## WRITTEN PROBLEM
Repeat the data below exactly, dropping any pictures it holds.

## DATA BLOCK

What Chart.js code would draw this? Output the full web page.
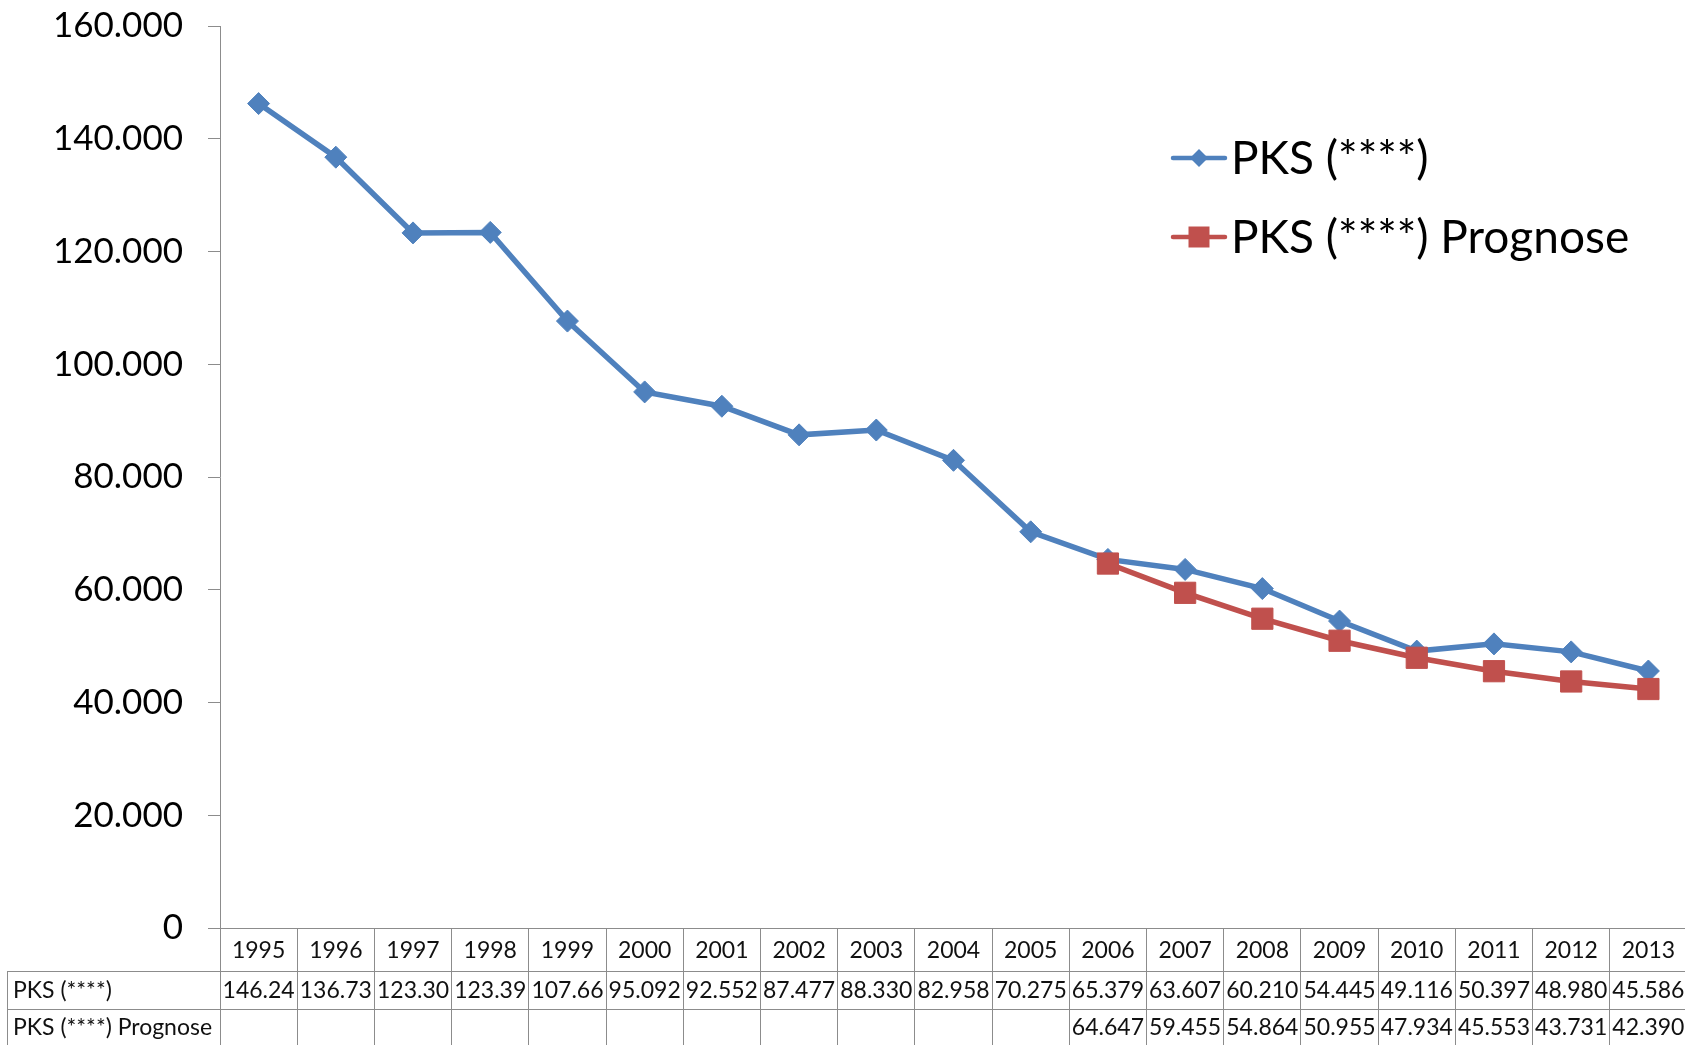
<!DOCTYPE html>
<html><head><meta charset="utf-8">
<script src="https://cdn.jsdelivr.net/npm/chart.js@4/dist/chart.umd.min.js"></script>
<style>html,body{margin:0;padding:0;background:#fff;overflow:hidden;}#wrap{width:1688px;height:1045px;}</style>
</head><body><div id="wrap"><canvas id="c" width="1688" height="1045"></canvas></div>
<script>
const years = ['1995','1996','1997','1998','1999','2000','2001','2002','2003','2004','2005','2006','2007','2008','2009','2010','2011','2012','2013'];
const pksValues = [146240,136730,123300,123390,107660,95092,92552,87477,88330,82958,70275,65379,63607,60210,54445,49116,50397,48980,45586];
const prognoseValues = [null,null,null,null,null,null,null,null,null,null,null,64647,59455,54864,50955,47934,45553,43731,42390];
const seriesNames = ['PKS (****)','PKS (****) Prognose'];
const yMin = 0, yMax = 160000, yStep = 20000;

const BLUE = '#4F81BD', RED = '#C0504D', GRID = '#8C8C8C', FONT = 'Lato';
function fmt(v){ return String(v).replace(/\B(?=(\d{3})+(?!\d))/g,'.'); }

const tablePlugin = {
  id:'table',
  afterDraw(chart){
    const ctx = chart.ctx, xs = chart.scales.x, ca = chart.chartArea;
    const r1 = 971, r2 = 1009, bottom = 1045;
    const colW = xs.getPixelForValue(1) - xs.getPixelForValue(0);
    ctx.save();
    ctx.strokeStyle = GRID; ctx.lineWidth = 1;
    ctx.beginPath();
    ctx.moveTo(7, r1+0.5); ctx.lineTo(ca.right, r1+0.5);
    ctx.moveTo(7, r2+0.5); ctx.lineTo(ca.right, r2+0.5);
    ctx.moveTo(7.5, r1); ctx.lineTo(7.5, bottom);
    ctx.stroke();
    ctx.fillStyle = '#111';
    ctx.font = '23px ' + FONT;
    ctx.textBaseline = 'middle';
    ctx.textAlign = 'left';
    ctx.fillText(seriesNames[0], 13, (r1+r2)/2+1);
    ctx.fillText(seriesNames[1], 13, (r2+bottom)/2+1);
    const rows = [[pksValues,(r1+r2)/2+1],[prognoseValues,(r2+bottom)/2+1]];
    rows.forEach(([vals,cy])=>{
      vals.forEach((v,i)=>{
        if(v===null) return;
        let s = fmt(v);
        const cx = xs.getPixelForValue(i);
        while(ctx.measureText(s).width > colW - 4 && s.length>1) s = s.slice(0,-1);
        ctx.textAlign = 'center';
        ctx.fillText(s, cx, cy);
      });
    });
    ctx.restore();
  }
};

const legendPlugin = {
  id:'customLegend',
  afterDraw(chart){
    const ctx = chart.ctx;
    const items = [
      {name:seriesNames[0], color:BLUE, shape:'diamond', y:158},
      {name:seriesNames[1], color:RED, shape:'square', y:237}
    ];
    ctx.save();
    items.forEach(it=>{
      ctx.strokeStyle = it.color; ctx.lineWidth = 4.5; ctx.lineCap='round';
      ctx.beginPath(); ctx.moveTo(1173, it.y); ctx.lineTo(1225, it.y); ctx.stroke();
      ctx.fillStyle = it.color;
      const cx = 1199;
      ctx.beginPath();
      if(it.shape==='diamond'){
        const r=9; ctx.moveTo(cx-r,it.y); ctx.lineTo(cx,it.y-r); ctx.lineTo(cx+r,it.y); ctx.lineTo(cx,it.y+r); ctx.closePath();
      } else {
        const h=10.5; ctx.rect(cx-h,it.y-h,2*h,2*h);
      }
      ctx.fill();
      ctx.fillStyle = '#000';
      ctx.font = '46px ' + FONT;
      ctx.textAlign='left'; ctx.textBaseline='middle';
      ctx.fillText(it.name, 1231, it.y+1);
    });
    ctx.restore();
  }
};

new Chart(document.getElementById('c'), {
  type:'line',
  data:{
    labels: years,
    datasets:[
      {label:seriesNames[0], data:pksValues, borderColor:BLUE, backgroundColor:BLUE, borderWidth:5.5,
       pointStyle:'rectRot', pointRadius:11, pointBorderWidth:1, pointBorderColor:BLUE, pointBackgroundColor:BLUE, tension:0, order:1},
      {label:seriesNames[1], data:prognoseValues, borderColor:RED, backgroundColor:RED, borderWidth:5.5,
       pointStyle:'rect', pointRadius:15, pointBorderWidth:1, pointBorderColor:RED, pointBackgroundColor:RED, tension:0, order:0, spanGaps:false}
    ]
  },
  options:{
    responsive:false, animation:false, devicePixelRatio:1,
    layout:{autoPadding:false, padding:{top:26,left:0,right:1,bottom:0}},
    plugins:{legend:{display:false}, tooltip:{enabled:false}},
    scales:{
      x:{
        offset:true,
        grid:{display:true, offset:true, drawOnChartArea:false, drawTicks:true, tickLength:118, color:GRID},
        border:{display:true, color:GRID, width:1},
        ticks:{font:{family:FONT,size:23}, color:'#111', padding:-109, maxRotation:0, autoSkip:false},
        afterFit(s){ s.height = 117; s.paddingLeft = 0; s.paddingRight = 0; }
      },
      y:{
        min:yMin, max:yMax,
        grid:{display:true, drawOnChartArea:false, drawTicks:true, tickLength:12, color:GRID},
        border:{display:true, color:GRID, width:1},
        ticks:{stepSize:yStep, font:{family:FONT,size:35}, color:'#000', padding:25, callback:(v)=>fmt(v)},
        afterFit(s){ s.width = 220; s.paddingTop = 0; s.paddingBottom = 0; }
      }
    }
  },
  plugins:[tablePlugin, legendPlugin]
});
</script></body></html>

## ANSWER TO THIS PROBLEM
What Chart.js code would draw this? Output the full web page.
<!DOCTYPE html>
<html><head><meta charset="utf-8">
<script src="https://cdn.jsdelivr.net/npm/chart.js@4/dist/chart.umd.min.js"></script>
<style>html,body{margin:0;padding:0;background:#fff;overflow:hidden;}#wrap{width:1688px;height:1045px;}</style>
</head><body><div id="wrap"><canvas id="c" width="1688" height="1045"></canvas></div>
<script>
const years = ['1995','1996','1997','1998','1999','2000','2001','2002','2003','2004','2005','2006','2007','2008','2009','2010','2011','2012','2013'];
const pksValues = [146240,136730,123300,123390,107660,95092,92552,87477,88330,82958,70275,65379,63607,60210,54445,49116,50397,48980,45586];
const prognoseValues = [null,null,null,null,null,null,null,null,null,null,null,64647,59455,54864,50955,47934,45553,43731,42390];
const seriesNames = ['PKS (****)','PKS (****) Prognose'];
const yMin = 0, yMax = 160000, yStep = 20000;

const BLUE = '#4F81BD', RED = '#C0504D', GRID = '#8C8C8C', FONT = 'Lato';
function fmt(v){ return String(v).replace(/\B(?=(\d{3})+(?!\d))/g,'.'); }

const tablePlugin = {
  id:'table',
  afterDraw(chart){
    const ctx = chart.ctx, xs = chart.scales.x, ca = chart.chartArea;
    const r1 = 971, r2 = 1009, bottom = 1045;
    const colW = xs.getPixelForValue(1) - xs.getPixelForValue(0);
    ctx.save();
    ctx.strokeStyle = GRID; ctx.lineWidth = 1;
    ctx.beginPath();
    ctx.moveTo(7, r1+0.5); ctx.lineTo(ca.right, r1+0.5);
    ctx.moveTo(7, r2+0.5); ctx.lineTo(ca.right, r2+0.5);
    ctx.moveTo(7.5, r1); ctx.lineTo(7.5, bottom);
    ctx.stroke();
    ctx.fillStyle = '#111';
    ctx.font = '23px ' + FONT;
    ctx.textBaseline = 'middle';
    ctx.textAlign = 'left';
    ctx.fillText(seriesNames[0], 13, (r1+r2)/2+1);
    ctx.fillText(seriesNames[1], 13, (r2+bottom)/2+1);
    const rows = [[pksValues,(r1+r2)/2+1],[prognoseValues,(r2+bottom)/2+1]];
    rows.forEach(([vals,cy])=>{
      vals.forEach((v,i)=>{
        if(v===null) return;
        let s = fmt(v);
        const cx = xs.getPixelForValue(i);
        while(ctx.measureText(s).width > colW - 4 && s.length>1) s = s.slice(0,-1);
        ctx.textAlign = 'center';
        ctx.fillText(s, cx, cy);
      });
    });
    ctx.restore();
  }
};

const legendPlugin = {
  id:'customLegend',
  afterDraw(chart){
    const ctx = chart.ctx;
    const items = [
      {name:seriesNames[0], color:BLUE, shape:'diamond', y:158},
      {name:seriesNames[1], color:RED, shape:'square', y:237}
    ];
    ctx.save();
    items.forEach(it=>{
      ctx.strokeStyle = it.color; ctx.lineWidth = 4.5; ctx.lineCap='round';
      ctx.beginPath(); ctx.moveTo(1173, it.y); ctx.lineTo(1225, it.y); ctx.stroke();
      ctx.fillStyle = it.color;
      const cx = 1199;
      ctx.beginPath();
      if(it.shape==='diamond'){
        const r=9; ctx.moveTo(cx-r,it.y); ctx.lineTo(cx,it.y-r); ctx.lineTo(cx+r,it.y); ctx.lineTo(cx,it.y+r); ctx.closePath();
      } else {
        const h=10.5; ctx.rect(cx-h,it.y-h,2*h,2*h);
      }
      ctx.fill();
      ctx.fillStyle = '#000';
      ctx.font = '46px ' + FONT;
      ctx.textAlign='left'; ctx.textBaseline='middle';
      ctx.fillText(it.name, 1231, it.y+1);
    });
    ctx.restore();
  }
};

new Chart(document.getElementById('c'), {
  type:'line',
  data:{
    labels: years,
    datasets:[
      {label:seriesNames[0], data:pksValues, borderColor:BLUE, backgroundColor:BLUE, borderWidth:5.5,
       pointStyle:'rectRot', pointRadius:11, pointBorderWidth:1, pointBorderColor:BLUE, pointBackgroundColor:BLUE, tension:0, order:1},
      {label:seriesNames[1], data:prognoseValues, borderColor:RED, backgroundColor:RED, borderWidth:5.5,
       pointStyle:'rect', pointRadius:15, pointBorderWidth:1, pointBorderColor:RED, pointBackgroundColor:RED, tension:0, order:0, spanGaps:false}
    ]
  },
  options:{
    responsive:false, animation:false, devicePixelRatio:1,
    layout:{autoPadding:false, padding:{top:26,left:0,right:1,bottom:0}},
    plugins:{legend:{display:false}, tooltip:{enabled:false}},
    scales:{
      x:{
        offset:true,
        grid:{display:true, offset:true, drawOnChartArea:false, drawTicks:true, tickLength:118, color:GRID},
        border:{display:true, color:GRID, width:1},
        ticks:{font:{family:FONT,size:23}, color:'#111', padding:-109, maxRotation:0, autoSkip:false},
        afterFit(s){ s.height = 117; s.paddingLeft = 0; s.paddingRight = 0; }
      },
      y:{
        min:yMin, max:yMax,
        grid:{display:true, drawOnChartArea:false, drawTicks:true, tickLength:12, color:GRID},
        border:{display:true, color:GRID, width:1},
        ticks:{stepSize:yStep, font:{family:FONT,size:35}, color:'#000', padding:25, callback:(v)=>fmt(v)},
        afterFit(s){ s.width = 220; s.paddingTop = 0; s.paddingBottom = 0; }
      }
    }
  },
  plugins:[tablePlugin, legendPlugin]
});
</script></body></html>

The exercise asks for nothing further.